Rajesh Gadiyar, Vice President, Telco and Edge Architecture, NVIDIA, said, “Today the industry is hitting the road block of the end of Moores Law and x86 CPUs. Fixed function accelerators are required to supplement CPU performance. That takes us back in time to the era of fixed function appliances. It doesn’t meet performance and TCO requirements and therefore it needs a new approach.”
What Nvidia sees as the way forward is “a paradigm change to deliver innovations for the vRAN infrastructure of tomorrow.”
Gadiyar sees this happening in three dimensions. First, to bring AI to the wireless network “like never before”. “We are enabling AI solutions based on O-RAN standards such as RIC and SMO for use cases such as auto scaling, energy management, spectral efficiency and more. We have enabled an AI-driven platform for creating full digital twins of networks. AI will play a critical role if we are to deliver an order of magnitude improvement in bandwidth and latency.
Secondly, “Our flagship Aerial platform with A100x converged accelerators is a full inline offload for vRAN L1, and has already delivered industry leading cell density and thrughput per Watt. We are now looking to accelerate the vRAN stack beyond Layer 1, and are targeting multi cell scheduler, channel estimation and beamforming.”
“The third dimension we are pushing is RAN in the cloud, which improves utilisation and multi tenancy by running RAN on demand as a service fully in the cloud. By doing this we are addressing the biggest pain point of telcos who see low utilisation of RAN infrastructure. RAN in the cloud provides significant flexibility to telco and enterprise. They don’t need large capital outlays, and can scale over time as needed. Also when the RAN is underutilised they can use GPU infrastructure for running other apps such as edge AI and video and monetise the infastructure.”

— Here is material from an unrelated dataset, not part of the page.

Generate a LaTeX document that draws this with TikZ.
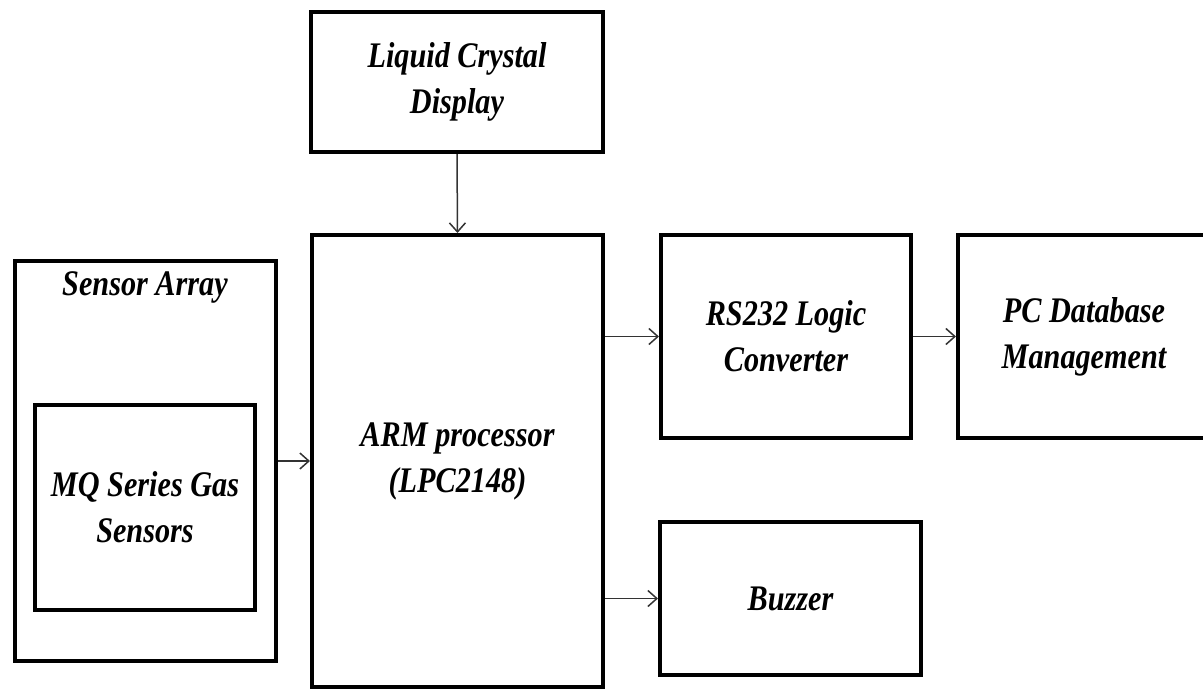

Addressing higher performance
Vikram Ditya, leads engineering for the Aerial platform at Nvidia.
He said that by using GPU for parallel processing the company was able to improve MIMO channel estimation for cell edge users, resulting in a 14-17 -db gain.
Ditya said that one problem with MIMO is that spectral efficiency gains become constrained for cell edge users, where the gNode B receives low quality SRS (Sounding Reference Signal) and its channel estimations become outdated. So it needed to find SRS receive signal functions that can work on a very small occupied bandwidth. This leads to an optimisation problem, and Nvidia leverages RHKS (maths) to convert this, but that in turn creates a very intensive compute problem, which is where GPU comes in.
Ditya said the second problem Nvidia has been looking at again for increasing the spectral efficiency is accelerating the layer two scheduler on GPU.
“Now, that does not mean that we are running the whole layer two on the GPU, but it’s primarily focusing on the scheduling problem and accelerating the scheduling. So that the the layer two stack and the scheduler can utilise the radio resources more efficiently.”